Wednesday, February 22, 2006

Summers' fall.

James Traub writes the best piece I've seen yet on Larry Summers' resignation. Here's the intro:
I have a soft spot for Larry Summers, who resigned yesterday as president of Harvard rather than face the humiliation of being fired. I admit that I develop a soft spot for almost everyone I spend 25 or 30 hours interviewing, as I did in Summers' case three years ago when I wrote a profile of him for the New York Times Magazine. I can't say that I found Summers' manner beguiling, or even prepossessing; he seemed, if anything, only barely socialized. But that's what I liked about him. Most university presidents are high-minded, silver-throated, and stupefyingly banal. Not Summers: The first time I heard him speak, when he was still Treasury secretary in the Clinton administration, he said something like, "There are two views on this subject, A and B, and I know I should say the truth lies between them.
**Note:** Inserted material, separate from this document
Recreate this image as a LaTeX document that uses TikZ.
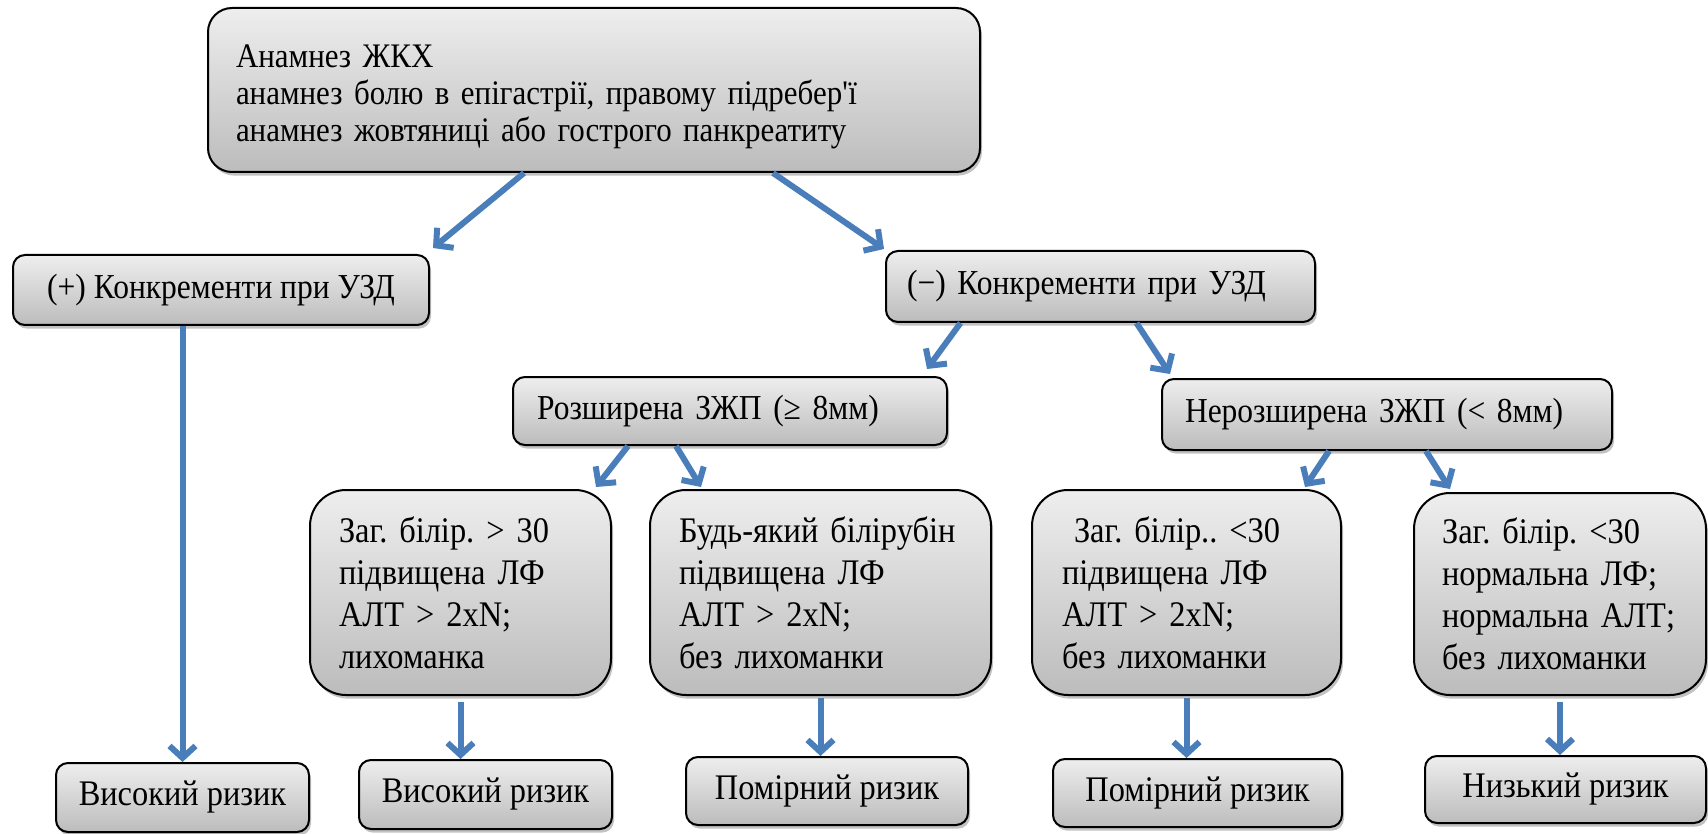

But it doesn't: A is right and B is wrong."
(Here is my prior post re Summers.)

eta: Matt Yglesias explains some of the more substantive reasons Summers lost support among the faculty.

Comments:
Traub's piece matches my own imaginings more or less, which makes me think it's a fair telling.
 
It fits with what I know of Summers from other contexts.
 
How do we know the people you cite are right? At Harvard we were taught the ability to see right and wrong and look beyond the inability of others to discern the same. Do they teach logic at DU?

Hank
'89 Law '92
 
Yglesias went to Harvard, so he must be right. And I don't think the finals clubs are teaching logic much. They have a different core competency.
 
Someone reacted to the Traub piece over at DeLong's blog by complaining that DeLong was only posting positive pieces about Summers. Is calling a university president "barely socialized" really positive? I wouldn't have thought so.